The BC Human Rights Tribunal recently concluded that the purchaser of a business discriminated against an employee of the vendor company on the basis of her disability when it refused to hire her because she was on long term disability (LTD) leave at the time of the sale of the business.
On July 13, 2001, Rona Inc. purchased the home centre business of Revy Home Centres Inc. Under the terms of the asset purchase agreement, Rona agreed to offer employment to almost all Revy’s employees, except for some managers, and employees who were on LTD. Approximately 5000 Revy employees were offered and accepted employment with Rona. The complainant, one of 24 employees on LTD, was not offered employment.
The complainant was considered by Revy to be a hard-working and valuable employee. She was 57 years old and had worked for Revy for approximately 15 years. She had been off work for approximately one year at the time of the sale. On July 9, 2001, she informed her manager that she had undergone surgery and could return to work in one month. They arranged a meeting for July 24, to discuss her return to work. At the time of the phone call, the complainant was not aware of the pending sale to Rona. Her manager was aware of the sale and that the complainant would not be offered employment by Rona, but did not advise her about this situation. Between the time of the telephone call and her scheduled return to work meeting, the complainant took active steps with Revy’s LTD carrier to develop a graduated return to work plan.

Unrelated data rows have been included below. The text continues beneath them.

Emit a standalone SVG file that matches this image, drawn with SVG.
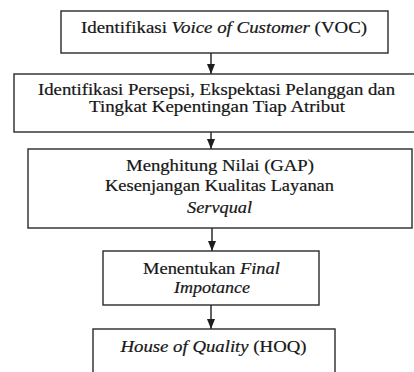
<svg xmlns="http://www.w3.org/2000/svg" width="414" height="372" viewBox="0 0 414 372">
<style>
.box{fill:#fff;stroke:#2a2a2a;stroke-width:1.4}
.t{font-family:'Liberation Serif','Times New Roman',serif;font-size:16px;fill:#161616;stroke:#161616;stroke-width:0.2}
.i{font-style:italic}
.c{stroke:#1e1e1e;stroke-width:1.4;fill:none}
</style>
<defs>
<marker id="ad" markerUnits="userSpaceOnUse" markerWidth="9" markerHeight="10" viewBox="0 0 9 10" refX="4.5" refY="10" orient="0">
<path d="M0.5,0 L8.5,0 L4.5,10 Z" fill="#1e1e1e"/>
</marker>
</defs>
<rect width="414" height="372" fill="#fff"/>
<g id="connectors">
<line class="c" x1="211" y1="53" x2="211" y2="74" marker-end="url(#ad)"/>
<line class="c" x1="211" y1="132" x2="211" y2="149" marker-end="url(#ad)"/>
<line class="c" x1="212" y1="228" x2="212" y2="251" marker-end="url(#ad)"/>
<line class="c" x1="211" y1="305" x2="211" y2="329" marker-end="url(#ad)"/>
</g>
<g id="node1">
<rect class="box" x="61" y="11" width="327" height="42"/>
<text class="t" x="81" y="33" textLength="286" lengthAdjust="spacingAndGlyphs">Identifikasi <tspan class="i">Voice of Customer</tspan> (VOC)</text>
</g>
<g id="node2">
<rect class="box" x="14" y="74" width="410" height="58"/>
<text class="t" x="38" y="95" textLength="357" lengthAdjust="spacingAndGlyphs">Identifikasi Persepsi, Ekspektasi Pelanggan dan</text>
<text class="t" x="89" y="112" textLength="256" lengthAdjust="spacingAndGlyphs">Tingkat Kepentingan Tiap Atribut</text>
</g>
<g id="node3">
<rect class="box" x="28" y="149" width="384" height="79"/>
<text class="t" x="126" y="171" textLength="188" lengthAdjust="spacingAndGlyphs">Menghitung Nilai (GAP)</text>
<text class="t" x="105" y="190.5" textLength="229" lengthAdjust="spacingAndGlyphs">Kesenjangan Kualitas Layanan</text>
<text class="t i" x="187" y="213" textLength="65" lengthAdjust="spacingAndGlyphs">Servqual</text>
</g>
<g id="node4">
<rect class="box" x="103" y="251" width="216" height="54"/>
<text class="t" x="143" y="273.5" textLength="137" lengthAdjust="spacingAndGlyphs">Menentukan <tspan class="i">Final</tspan></text>
<text class="t i" x="174" y="292.5" textLength="76" lengthAdjust="spacingAndGlyphs">Impotance</text>
</g>
<g id="node5">
<rect class="box" x="93" y="329" width="242" height="60"/>
<text class="t" x="120.5" y="352" textLength="186" lengthAdjust="spacingAndGlyphs"><tspan class="i">House of Quality</tspan> (HOQ)</text>
</g>
</svg>
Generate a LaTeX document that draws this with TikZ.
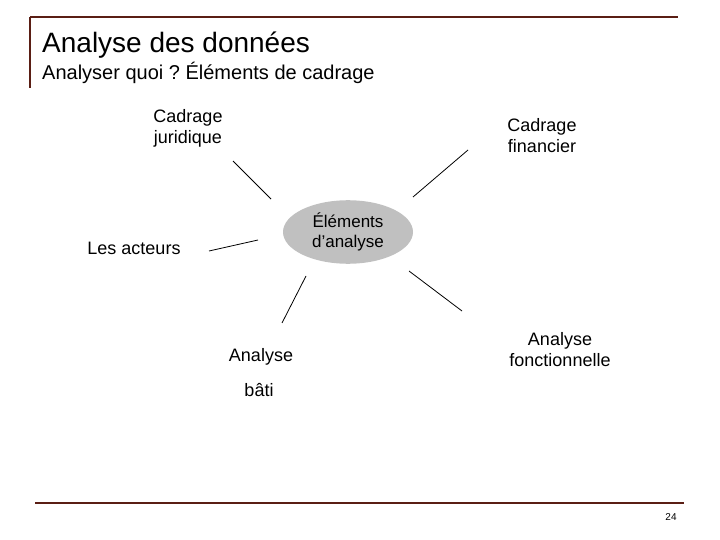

On July 13, the sale was completed. In the July 24 meeting, the complainant was advised of the sale and that Rona had not continued her employment contract because she was on LTD at the time of the sale. When her LTD claim ended in September, she was offered a choice between remaining on Revy’s payroll for a further nine months, or a lump sum payment. The complainant chose the first option. She also filed a human rights complaint against Rona Revy Inc.
The Tribunal held that Rona discriminated against the complainant on the basis of disability concluding that the only reason she was not offered employment was because she was on LTD and the only reason she was on LTD was because she was disabled. The Tribunal also found that, except for a reference letter, neither Rona nor Revy provided any assistance to the complainant to find a new job. Despite several attempts to find alternative employment, she was unsuccessful in doing so, and decided to retire at age 60.
Further, the Tribunal determined that Rona’s refusal to hire her because she was on LTD was not a bona fide occupational requirement. The Tribunal noted that Rona offered employment to Revy employees on other types of leave, such as maternity leave, adoption leave, workers’ compensation leave or short term disability leave. In addition, Rona did not call any evidence as to why it had determined not to offer employment to employees on LTD. There was also no evidence that the individual circumstances of the 24 employees on LTD were even considered for employment, or that doing so would have imposed an undue hardship on Rona.
The Tribunal awarded the complainant $10,000 as compensation for injury to dignity. In addition, she was awarded lost wages from the date of the expiry of her severance payments to the date on which she began to receive payments under the Canada Pension Plan (approximately 21 months). Finally, Rona was ordered to compensate the complainant for actual expenses, pension plan contributions and adverse tax liabilities.
This decision is important for employers for two reasons. First, the $10,000 award for injury to her dignity matches the highest award ever issued by the BC Tribunal under this category of damages. The only other case in which an award of this amount was made involved sexual harassment of an employee, who suffered severe psychiatric problems resulting from the harassment. This signals that the Tribunal may be moving toward higher damages awards for injury to dignity generally.
Second, many purchase and sale agreements provide that employment will be offered to “active” employees of the vendor company. In light of this decision, such provisions must be carefully considered in terms of the actual impact that they may have on employees who are absent on leave, and the potential exposure to human rights claims which may result.